West St. Paul Hockey Group Fighting To Keep Arena Open

WEST ST. PAUL, Minn. (WCCO) — After four decades of open ice, the West St. Paul city council said Wednesday night repairs are becoming too expensive to keep their ice arena open.

Hockey families said they won’t shut the doors without a good fight.

It’s definitely been a long-time home for many different generations of the kids that have been playing hockey on the west side of St. Paul.

The West St. Paul city council recently extended the date for closing their ice arena from March of this year to March of 2013, when teams complained they didn’t have enough time to find alternative arenas.

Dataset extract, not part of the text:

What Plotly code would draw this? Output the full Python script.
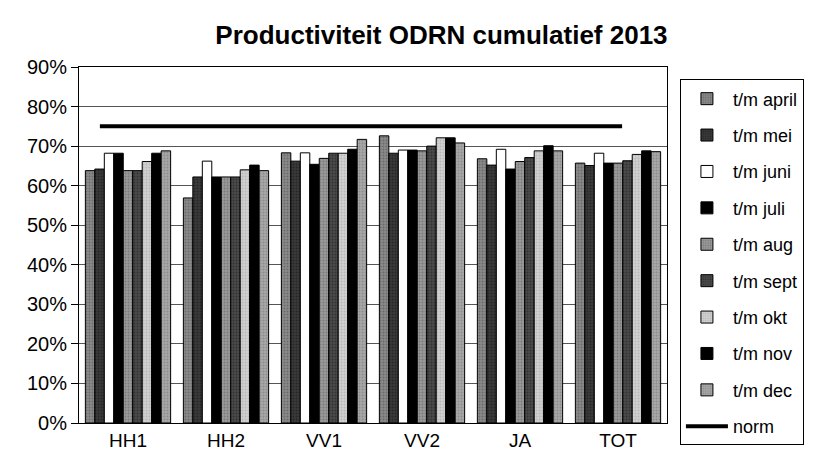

The Sibley Area Hockey Commission hosted a town-hall style meeting Wednesday night to discuss the next step for the West St. Paul Ice Arena.

The rink that sits on Emerson Avenue west of Robert Street has been home to hundreds of teams, including the Henry Sibley High School teams, for 40 years.

“There’s a lot of history in the building. We’ve got a lot of history with the trophies dating back 40 years,” said Joe Juliet, the Sibley Area hockey commissioner.

Juliet, along with members of the hockey community, said they plan to put up a good fight to keep the arena open.

There are some other hockey arenas with a 5-mile radius for local youth to continue playing hockey. Parents within the association said the problem is the arenas are overcrowded, and they’re worried there wouldn’t be enough ice time.

Jim Menglin with the West St. Paul city council said he’s supportive about keeping the arena open, but wants the public to know what they’re getting into.

“I liken it to driving along on your spare donut tire, it’s not meant to be there forever, and so you need to have a plan,” he said.

Repairs need to be made, including installing a new roof and structural support beam. Officials said that would cost between $350,000 and $500,000. Englin said that’s just the start of it.

“It’s not just a one-time thing. This is going to be a phased approach, and the public needs to understand that,” Englin said.

The city council is still paying off about $700,000 from a makeover in 1997, and officials said they can’t afford to take on any more debt. With that said, Englin said he supports the community coming together for any fundraising efforts.

“I want to see it stay here because I don’t want to lose that connection to the high school,” Englin said.

It’s a challenge the faces of West St. Paul youth hockey say they’re not afraid to take on. They have plans to tap into fundraising, business partnerships and seek private financing.

“We’re looking at a very large capital campaign for the raising of the funds,” Juliet said.